On nights when Aldridge was completely locked in, he was capable of eviscerating your team’s chances of doing anything that resembled a solid defensive effort. And that’s what he did to Houston the first two games of that 1st Round series, in Houston. Aldridge slapped together a 46-point, 18-rebound performance in a two-point Game 1 win, and followed it up with a 43-point, 8-rebound showing that was 90 percent as masterful as the first. And after that second game a solid portion of the NBA fanbase (I’m talking basically all fans who didn’t have League Pass, or fans who lived on the East coast and never bothered to stay up for the 10:30 pm games) who hadn’t had the pleasure of watching Aldridge flash this sort of potential for years started with the, “Ya know, this LaMarcus Aldridge is actually really good!” buzz. It was a collective A Ha! moment for basketball fans who had probably been wondering if Damian Lillard, the more marketable of that Blazers duo, was really so talented that he could carry the Blazers to a 5th seed in the loaded Western Conference.

But if you had really been paying attention, and I had been, you knew that Aldridge had this in him for quite some time. He was never tremendous rebounder or a stifling defensive force, but Aldridge showed a knack for being able to put the ball in the basket early on in his career. His career numbers may not show this (the highest LMA ever finished a season in points per game was 7th); it required the eye test. It was necessary that you really considered what kind of match-up problems he gave opposing defenses, and the struggle it was to find someone who could slow him down, or at the very least pester him when he was locked in.
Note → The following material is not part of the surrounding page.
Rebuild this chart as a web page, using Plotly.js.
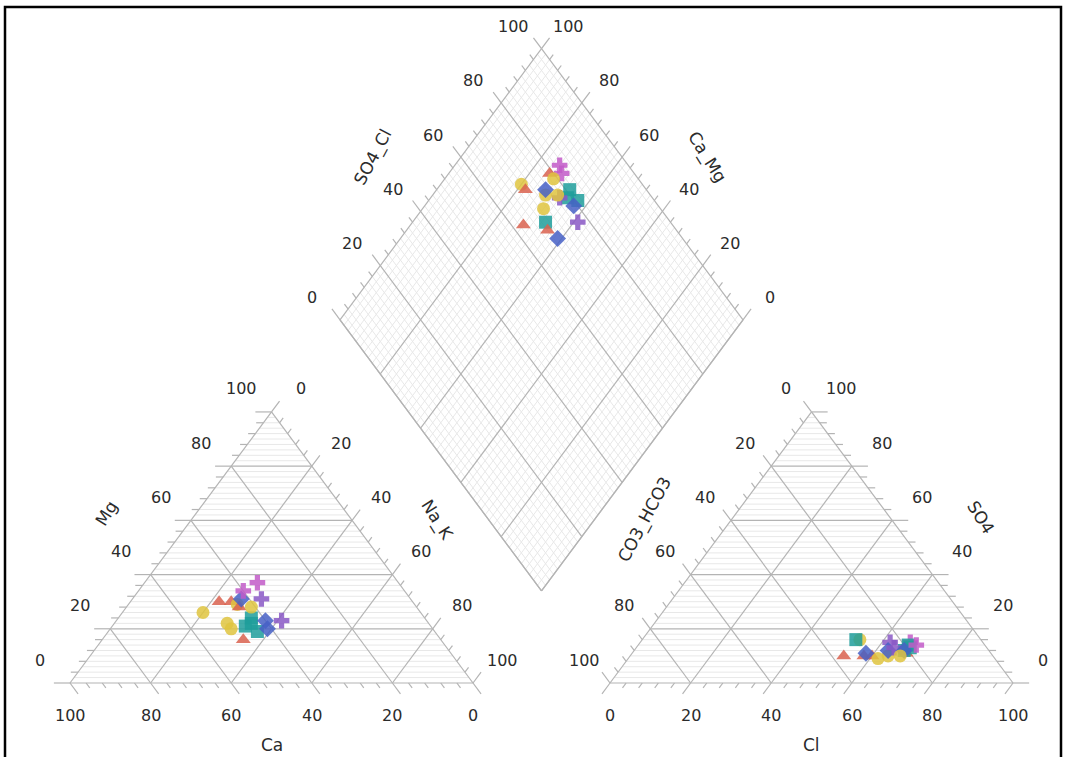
<!DOCTYPE html>
<html><head><meta charset="utf-8">
<script src="https://cdn.plot.ly/plotly-3.0.1.min.js"></script>
<style>html,body{margin:0;padding:0;background:#fff}#chart{width:1067px;height:757px}</style>
</head><body><div id="chart"></div>
<script>
// ---------------- DATA (milliequivalent percentages) ----------------
const sampleIds = ['S1','S2','S3','S4','S5','S6','S7','S8','S9','S10','S11','S12','S13','S14','S15','S16','S17','S18','S19','S20'];
const ca      = [35,45,44,54,48,44,46,44,44,50,50,43,36,49,41,42,37,40,40,41];
const mg      = [37,30,29,26,30,28,21,22,19,22,20,24,23,16,20,31,31,23,34,28];
const naK     = [28,25,27,20,22,28,33,34,37,28,30,33,41,35,39,27,32,37,26,31];
const co3Hco3 = [18,21,21,30,30,37,19,21,19,26,29,31,23,32,31,25,23,21,17,23];
const so4     = [15,11,12,16,10,10,13,12,14,10, 9,16,15,10,11,12,13,12,14,10];
const cl      = [67,68,67,54,60,53,68,67,67,64,62,53,62,58,58,63,64,67,69,67];
const sampleGroup = [5,0,1,1,0,0,2,2,2,1,1,2,4,0,3,3,4,3,5,1];
const groupNames = ['Group 1','Group 2','Group 3','Group 4','Group 5','Group 6'];
const tickValues = [0,20,40,60,80,100];

// ---------------- STYLE ----------------
const groupSymbols = ['triangle-up','circle','square','diamond','cross','cross'];
const groupColors  = ['#d9624f','#dfc43f','#1f9d9b','#4760c6','#8a58c6','#c25ac8'];
const FONT = 'DejaVu Sans';
const TXT = '#2b2b2b';
const MAJ = '#b4b4b4', MIN = '#e8e8e8';

// ---------------- GEOMETRY ----------------
const H = Math.sqrt(3)/2;
const G = 0.34;            // gap between triangles (side = 1)
const OX = 1 + G;          // x offset of anion triangle
const B = [1 + G/2, H*G];  // bottom vertex of diamond
function cat(mgF, nakF){ return [nakF + 0.5*mgF, H*mgF]; }
function an(so4F, clF){ return [OX + clF + 0.5*so4F, H*so4F]; }
function dia(s, c){ return [B[0] + 0.5*s - 0.5*c, B[1] + H*(s + c)]; }

const seg = {maj:{x:[],y:[]}, min:{x:[],y:[]}};
function addSeg(kind, p, q){ seg[kind].x.push(p[0], q[0], null); seg[kind].y.push(p[1], q[1], null); }
function norm(d){ const l = Math.hypot(d[0], d[1]); return [d[0]/l, d[1]/l]; }

function family(A, E, d, opts){
  const dn = norm(d);
  for (let i = 0; i <= 50; i++){
    const k = i/50;
    const a = A(k), e = E(k);
    const isMaj = (i % 10 === 0);
    if (isMaj){
      if (i < 50 || opts.lastLine) addSeg('maj', a, e);
      addSeg('maj', [a[0]-opts.ext*dn[0], a[1]-opts.ext*dn[1]], a);
    } else {
      if (opts.minor) addSeg('min', a, e);
      if (i % 2 === 0) addSeg('maj', [a[0]-0.018*dn[0], a[1]-0.018*dn[1]], a);
    }
  }
}
const EXT = 0.04;
// cation triangle
family(k=>cat(k,0), k=>cat(k,1-k), [1,0], {ext:EXT, minor:true});          // Mg
family(k=>cat(0,1-k), k=>cat(1-k,0), [-0.5,H], {ext:EXT, minor:false});   // Ca
family(k=>cat(1-k,k), k=>cat(0,k), [-0.5,-H], {ext:EXT, minor:false});    // Na_K
// anion triangle
family(k=>an(k,1-k), k=>an(k,0), [-1,0], {ext:EXT, minor:true});          // SO4
family(k=>an(0,k), k=>an(1-k,k), [0.5,H], {ext:EXT, minor:false});        // Cl
family(k=>an(1-k,0), k=>an(0,1-k), [0.5,-H], {ext:EXT, minor:false});     // CO3_HCO3
// diamond
family(k=>dia(k,1), k=>dia(k,0), [0.5,-H], {ext:EXT, minor:true, lastLine:true});  // SO4_Cl
family(k=>dia(1,k), k=>dia(0,k), [-0.5,-H], {ext:EXT, minor:true, lastLine:true}); // Ca_Mg
addSeg('maj', dia(0,0), dia(1,0)); addSeg('maj', dia(0,0), dia(0,1));

const traces = [
  {x:seg.min.x, y:seg.min.y, mode:'lines', line:{color:MIN, width:1}, hoverinfo:'skip', type:'scatter'},
  {x:seg.maj.x, y:seg.maj.y, mode:'lines', line:{color:MAJ, width:1.2}, hoverinfo:'skip', type:'scatter'}
];

sampleIds.forEach((id, i) => {
  const cs = ca[i] + mg[i] + naK[i], as = co3Hco3[i] + so4[i] + cl[i];
  const pc = cat(mg[i]/cs, naK[i]/cs);
  const pa = an(so4[i]/as, cl[i]/as);
  const pd = dia((so4[i] + cl[i])/as, (ca[i] + mg[i])/cs);
  const g = sampleGroup[i];
  traces.push({
    type:'scatter', mode:'markers', name:id + ' (' + groupNames[g] + ')',
    x:[pc[0], pa[0], pd[0]], y:[pc[1], pa[1], pd[1]],
    marker:{symbol:groupSymbols[g], color:groupColors[g], size:13, opacity:0.85, line:{width:0}}
  });
});

// ---------------- LABELS ----------------
const ann = [];
function lab(p, text, xs, ys, extra){
  ann.push(Object.assign({x:p[0], y:p[1], xref:'x', yref:'y', text:String(text), showarrow:false,
    xshift:xs, yshift:ys, font:{family:FONT, size:16, color:TXT}}, extra||{}));
}
tickValues.forEach(v => {
  const k = v/100;
  lab(cat(0,1-k), v, 0, -32);          // Ca (base)
  lab(cat(k,0), v, -30, 23);           // Mg (left edge)
  lab(cat(1-k,k), v, 29, 23);          // Na_K (right edge)
  lab(an(0,k), v, 0, -32);             // Cl (base)
  lab(an(k,1-k), v, 30, 23);           // SO4 (right edge)
  lab(an(1-k,0), v, -26, 23);          // CO3_HCO3 (left edge)
  lab(dia(k,1), v, -28, 22);           // SO4_Cl
  lab(dia(1,k), v, 27, 22);            // Ca_Mg
});
const tf = {family:FONT, size:17, color:TXT};
lab(cat(0,0.5), 'Ca', 0, -62, {font:tf});
lab(cat(0.5,0), 'Mg', -64, 34, {font:tf, textangle:-58});
lab(cat(0.5,0.5), 'Na_K', 65, 27, {font:tf, textangle:58});
lab(an(0,0.5), 'Cl', 0, -62, {font:tf});
lab(an(0.5,0), 'CO3_HCO3', -66, 28, {font:tf, textangle:-62});
lab(an(0.5,0.5), 'SO4', 68, 30, {font:tf, textangle:58});
lab(dia(0.5,1), 'SO4_Cl', -68, 27, {font:tf, textangle:-62});
lab(dia(1,0.5), 'Ca_Mg', 65, 27, {font:tf, textangle:58});

const layout = {
  width:1067, height:757, margin:{l:0, r:0, t:0, b:0},
  paper_bgcolor:'#ffffff', plot_bgcolor:'#ffffff', showlegend:false,
  xaxis:{range:[-70/403, (1067-70)/403], visible:false, fixedrange:true},
  yaxis:{range:[(683-757)/313, 683/313], visible:false, fixedrange:true},
  annotations:ann,
  shapes:[{type:'rect', xref:'paper', yref:'paper', x0:5/1067, x1:1061/1067, y0:-0.05, y1:1-7/757,
           line:{color:'#000', width:2.5}, fillcolor:'rgba(0,0,0,0)'}]
};
Plotly.newPlot('chart', traces, layout, {staticPlot:true, displayModeBar:false});
</script></body></html>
Just over a week after Aldridge’s back-to-back gems, Damian Lillard concluded the series with a walk-off game-winning three pointer that will forever be included in any Playoffs highlight montage. It’s worthy of that sort of distinction, but it’s a damn shame that this:

Has made people forget all about this:

And as much as I love Aldridge in San Antonio, partnering with Pop and Kawhi Leonard for the foreseeable future and carrying on the fundamental expectation of reserved excellence that Tim Duncan put in place in nearly two decades as a Spur, it’s a bummer that the Blazers apex was so brief, and even more so, not nearly as grand as it could have been.

Aldridge missed the chance to be apart of two separate cores in Portland that should have taken the Blazers to heights they hadn’t reached since Clyde Drexler and Terry Porter were leading the way in the early 90’s. Aldridge was drafted in 2006, and just a year later he was supposed to be one third of a trio that represented the future of the Portland Trail Blazers; a trio that would lead the Blazers back to the upper-tier of the NBA. No team was better set up for the next decade than the Blazers should have been. They should have been the heir apparent to the Lakers in the Western Conference. They should have gone toe to toe with the Thunder in multiple postseasons.
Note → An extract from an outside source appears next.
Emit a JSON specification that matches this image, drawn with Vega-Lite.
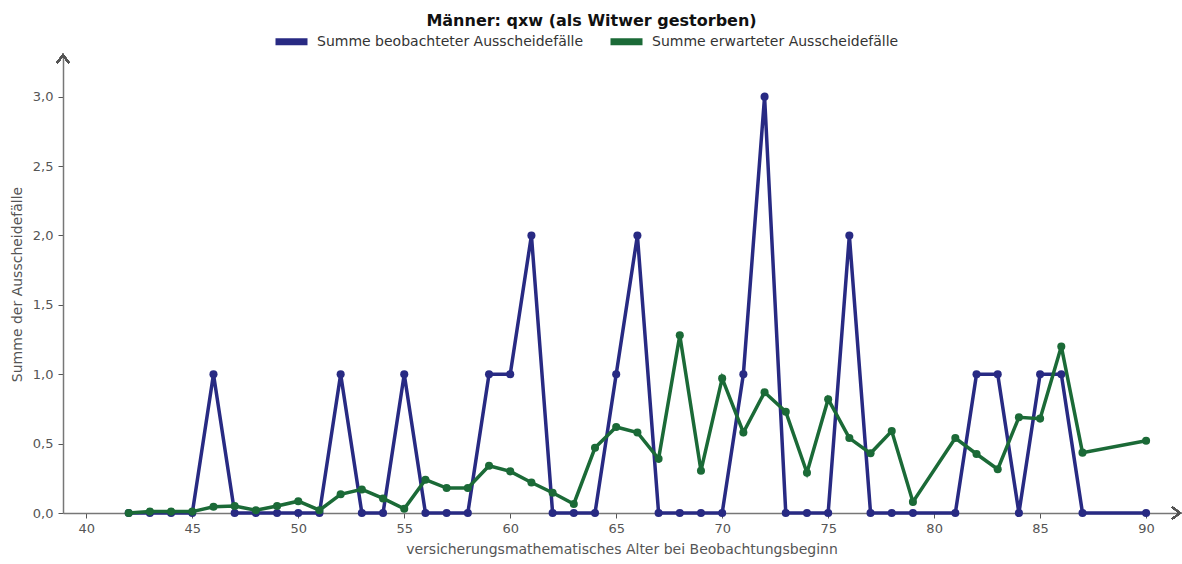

As you probably know, it didn’t work out that way. Brandon Roy had all of the potential in the world and in his short career he routinely showed that he had a sense of the moment that few young guys have; his knees couldn’t handle the nightly wear and tear of NBA action. Greg Oden was the most highly touted collegiate big man since Tim Duncan and was better when he was on the floor than people typically give him credit for; his knees gave out on him before he played an NBA game. In some sort of alternate universe due-over Roy and Oden both would have stayed healthy and the Blazers would have made an NBA Finals, I’m almost sure of it. Admittedly, I talk far too much about alternate universe’s when it comes to NBA stuff. I think I got too invested in Lost.
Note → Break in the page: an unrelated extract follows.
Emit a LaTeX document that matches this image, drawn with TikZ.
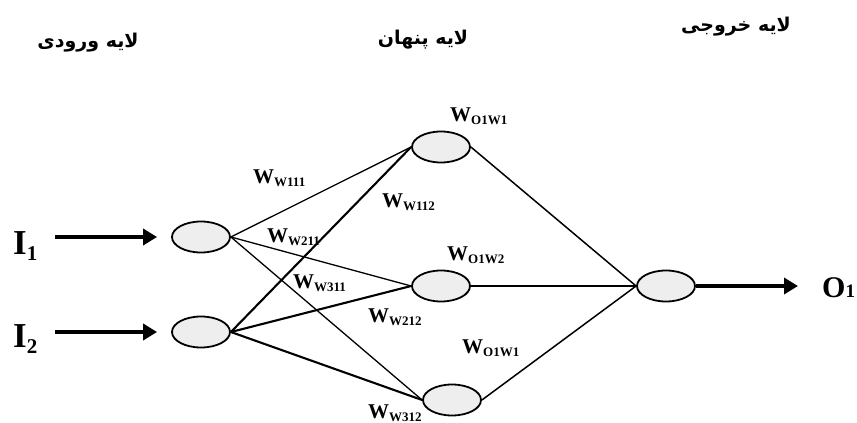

In a rare twist of fate, Aldridge was presented with an alternate universe second chance at that sort of contention in Portland later in his tenure as a Trail Blazer. Paired with Lillard and a diverse cast of role players, the incarnation of the Blazers that existed between 2012 and 2015 had the same sort of potential that the earlier version failed to reach. It’s understandable why Aldridge decided to leave Portland for the model of excellence that is the San Antonio Spurs, but damn, just imagine Aldridge out there closing games with Lillard and CJ McCollum. How about if they managed to keep Nic Batum and Wes Matthews? How do you stop that crunch-time five?

I guess there’s no reason to complain… Aldridge found his third chance for contention with San Antonio, and in reality it may be the best chance he’ll end up having. The furthest he got in Portland was Round 2. Through one season with the Spurs, he’s made it equally far. He’ll never be the next Tim Duncan, but the Spurs won’t ask him to be that. They just need him to be the guy he was in Portland: A reliable, multi-faceted scoring option that almost always requires a double-team and can get buckets just as effectively in the paint as he can on the perimeter. A guy that can get hot and single-handedly win a game every so often. A steady defender and rebounder that simply won’t screw things up. A quiet, hard-working big that just cares about winning.

If there were any questions about what Aldridge’s motives were as a player or person, they were answered when he chose San Antonio over Portland, Phoenix and everyone else. He picked winning and sacrifice and system over individual numbers and notoriety. Maybe once Tony Parker and Manu Ginobili retire the Spurs will lean on Aldridge like the Blazers once did. Perhaps Kawhi Leonard will be the co-star that Aldridge needed to get past the 2nd Round of the Playoffs.

LaMarcus Aldridge will never be the glamorous star his skill-set allows him to be. But even if he’s never glamorous, the fans that have been paying attention know Aldridge is without question a star.